What this task involves:
Leave out every picture, then transcribe the rest of the listing exactly.

-=-=-

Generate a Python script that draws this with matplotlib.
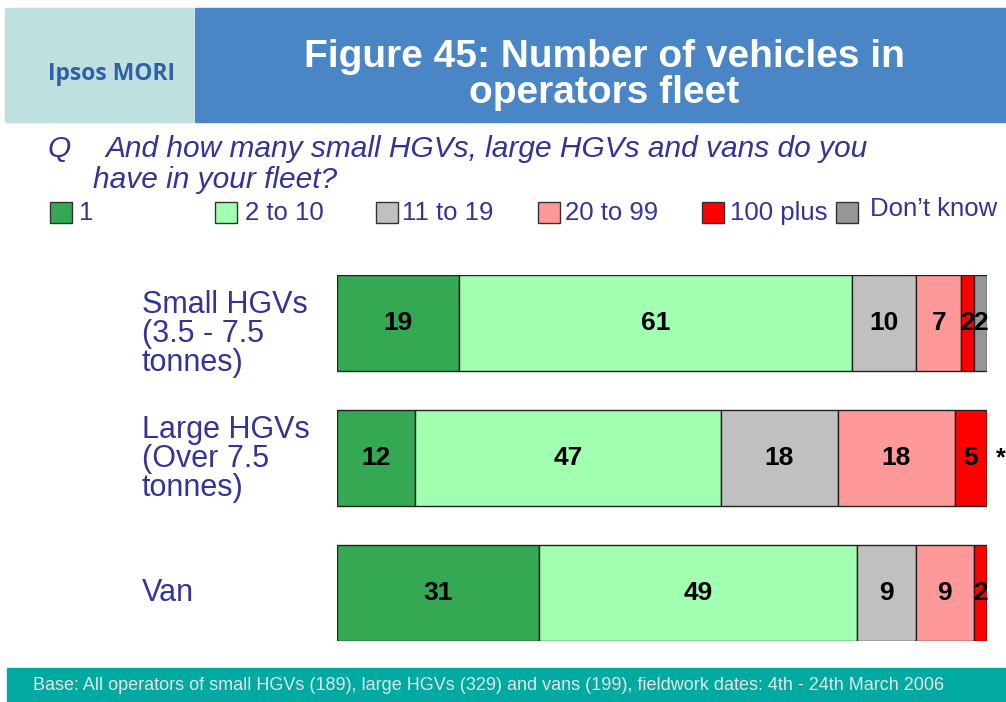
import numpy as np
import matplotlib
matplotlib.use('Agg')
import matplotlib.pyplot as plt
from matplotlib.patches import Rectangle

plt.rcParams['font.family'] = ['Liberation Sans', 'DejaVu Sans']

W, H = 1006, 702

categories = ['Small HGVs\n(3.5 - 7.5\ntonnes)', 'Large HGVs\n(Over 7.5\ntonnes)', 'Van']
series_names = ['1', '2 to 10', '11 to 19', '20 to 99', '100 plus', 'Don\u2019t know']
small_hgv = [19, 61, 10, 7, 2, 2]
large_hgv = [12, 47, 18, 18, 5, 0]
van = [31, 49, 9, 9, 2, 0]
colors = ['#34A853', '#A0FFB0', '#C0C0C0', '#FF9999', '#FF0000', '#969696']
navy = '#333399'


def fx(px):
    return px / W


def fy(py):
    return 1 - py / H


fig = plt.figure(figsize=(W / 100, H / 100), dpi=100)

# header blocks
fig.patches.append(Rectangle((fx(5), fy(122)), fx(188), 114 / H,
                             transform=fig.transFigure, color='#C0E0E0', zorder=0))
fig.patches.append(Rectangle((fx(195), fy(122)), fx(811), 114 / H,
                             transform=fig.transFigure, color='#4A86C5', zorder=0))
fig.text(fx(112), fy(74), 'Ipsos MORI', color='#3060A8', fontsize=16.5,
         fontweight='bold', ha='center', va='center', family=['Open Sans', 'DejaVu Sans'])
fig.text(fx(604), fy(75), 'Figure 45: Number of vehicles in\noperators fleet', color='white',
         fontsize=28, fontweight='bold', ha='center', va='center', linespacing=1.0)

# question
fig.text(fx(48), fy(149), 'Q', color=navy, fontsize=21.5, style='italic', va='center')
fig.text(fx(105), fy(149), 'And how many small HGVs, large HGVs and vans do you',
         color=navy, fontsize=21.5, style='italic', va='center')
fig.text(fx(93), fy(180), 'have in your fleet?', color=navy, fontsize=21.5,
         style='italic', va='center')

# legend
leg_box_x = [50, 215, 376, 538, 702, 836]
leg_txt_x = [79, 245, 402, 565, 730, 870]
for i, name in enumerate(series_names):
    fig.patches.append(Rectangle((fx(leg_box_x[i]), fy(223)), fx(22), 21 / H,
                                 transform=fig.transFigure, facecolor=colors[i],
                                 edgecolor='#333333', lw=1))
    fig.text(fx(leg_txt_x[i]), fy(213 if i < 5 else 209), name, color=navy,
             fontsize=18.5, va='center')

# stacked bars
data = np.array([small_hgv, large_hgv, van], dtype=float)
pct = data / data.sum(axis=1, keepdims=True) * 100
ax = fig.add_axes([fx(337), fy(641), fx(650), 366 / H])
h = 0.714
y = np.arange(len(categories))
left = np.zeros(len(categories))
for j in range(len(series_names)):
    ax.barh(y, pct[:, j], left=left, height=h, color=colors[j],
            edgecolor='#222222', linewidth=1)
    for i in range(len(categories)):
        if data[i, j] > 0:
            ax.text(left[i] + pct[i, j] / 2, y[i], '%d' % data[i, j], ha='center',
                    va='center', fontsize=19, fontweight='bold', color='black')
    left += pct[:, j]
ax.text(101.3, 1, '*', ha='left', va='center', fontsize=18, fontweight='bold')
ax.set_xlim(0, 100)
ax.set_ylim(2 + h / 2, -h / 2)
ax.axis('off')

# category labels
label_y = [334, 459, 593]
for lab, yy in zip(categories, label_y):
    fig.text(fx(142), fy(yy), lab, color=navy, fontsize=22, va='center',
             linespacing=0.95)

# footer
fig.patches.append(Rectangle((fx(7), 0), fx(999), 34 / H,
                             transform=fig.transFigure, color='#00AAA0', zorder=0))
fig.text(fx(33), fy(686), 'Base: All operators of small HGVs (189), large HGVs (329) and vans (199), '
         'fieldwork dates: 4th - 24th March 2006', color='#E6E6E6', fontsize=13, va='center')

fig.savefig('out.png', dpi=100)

-=-=-

Response to the exercise:
Generate a Python script that draws this with matplotlib.
import numpy as np
import matplotlib
matplotlib.use('Agg')
import matplotlib.pyplot as plt
from matplotlib.patches import Rectangle

plt.rcParams['font.family'] = ['Liberation Sans', 'DejaVu Sans']

W, H = 1006, 702

categories = ['Small HGVs\n(3.5 - 7.5\ntonnes)', 'Large HGVs\n(Over 7.5\ntonnes)', 'Van']
series_names = ['1', '2 to 10', '11 to 19', '20 to 99', '100 plus', 'Don\u2019t know']
small_hgv = [19, 61, 10, 7, 2, 2]
large_hgv = [12, 47, 18, 18, 5, 0]
van = [31, 49, 9, 9, 2, 0]
colors = ['#34A853', '#A0FFB0', '#C0C0C0', '#FF9999', '#FF0000', '#969696']
navy = '#333399'


def fx(px):
    return px / W


def fy(py):
    return 1 - py / H


fig = plt.figure(figsize=(W / 100, H / 100), dpi=100)

# header blocks
fig.patches.append(Rectangle((fx(5), fy(122)), fx(188), 114 / H,
                             transform=fig.transFigure, color='#C0E0E0', zorder=0))
fig.patches.append(Rectangle((fx(195), fy(122)), fx(811), 114 / H,
                             transform=fig.transFigure, color='#4A86C5', zorder=0))
fig.text(fx(112), fy(74), 'Ipsos MORI', color='#3060A8', fontsize=16.5,
         fontweight='bold', ha='center', va='center', family=['Open Sans', 'DejaVu Sans'])
fig.text(fx(604), fy(75), 'Figure 45: Number of vehicles in\noperators fleet', color='white',
         fontsize=28, fontweight='bold', ha='center', va='center', linespacing=1.0)

# question
fig.text(fx(48), fy(149), 'Q', color=navy, fontsize=21.5, style='italic', va='center')
fig.text(fx(105), fy(149), 'And how many small HGVs, large HGVs and vans do you',
         color=navy, fontsize=21.5, style='italic', va='center')
fig.text(fx(93), fy(180), 'have in your fleet?', color=navy, fontsize=21.5,
         style='italic', va='center')

# legend
leg_box_x = [50, 215, 376, 538, 702, 836]
leg_txt_x = [79, 245, 402, 565, 730, 870]
for i, name in enumerate(series_names):
    fig.patches.append(Rectangle((fx(leg_box_x[i]), fy(223)), fx(22), 21 / H,
                                 transform=fig.transFigure, facecolor=colors[i],
                                 edgecolor='#333333', lw=1))
    fig.text(fx(leg_txt_x[i]), fy(213 if i < 5 else 209), name, color=navy,
             fontsize=18.5, va='center')

# stacked bars
data = np.array([small_hgv, large_hgv, van], dtype=float)
pct = data / data.sum(axis=1, keepdims=True) * 100
ax = fig.add_axes([fx(337), fy(641), fx(650), 366 / H])
h = 0.714
y = np.arange(len(categories))
left = np.zeros(len(categories))
for j in range(len(series_names)):
    ax.barh(y, pct[:, j], left=left, height=h, color=colors[j],
            edgecolor='#222222', linewidth=1)
    for i in range(len(categories)):
        if data[i, j] > 0:
            ax.text(left[i] + pct[i, j] / 2, y[i], '%d' % data[i, j], ha='center',
                    va='center', fontsize=19, fontweight='bold', color='black')
    left += pct[:, j]
ax.text(101.3, 1, '*', ha='left', va='center', fontsize=18, fontweight='bold')
ax.set_xlim(0, 100)
ax.set_ylim(2 + h / 2, -h / 2)
ax.axis('off')

# category labels
label_y = [334, 459, 593]
for lab, yy in zip(categories, label_y):
    fig.text(fx(142), fy(yy), lab, color=navy, fontsize=22, va='center',
             linespacing=0.95)

# footer
fig.patches.append(Rectangle((fx(7), 0), fx(999), 34 / H,
                             transform=fig.transFigure, color='#00AAA0', zorder=0))
fig.text(fx(33), fy(686), 'Base: All operators of small HGVs (189), large HGVs (329) and vans (199), '
         'fieldwork dates: 4th - 24th March 2006', color='#E6E6E6', fontsize=13, va='center')

fig.savefig('out.png', dpi=100)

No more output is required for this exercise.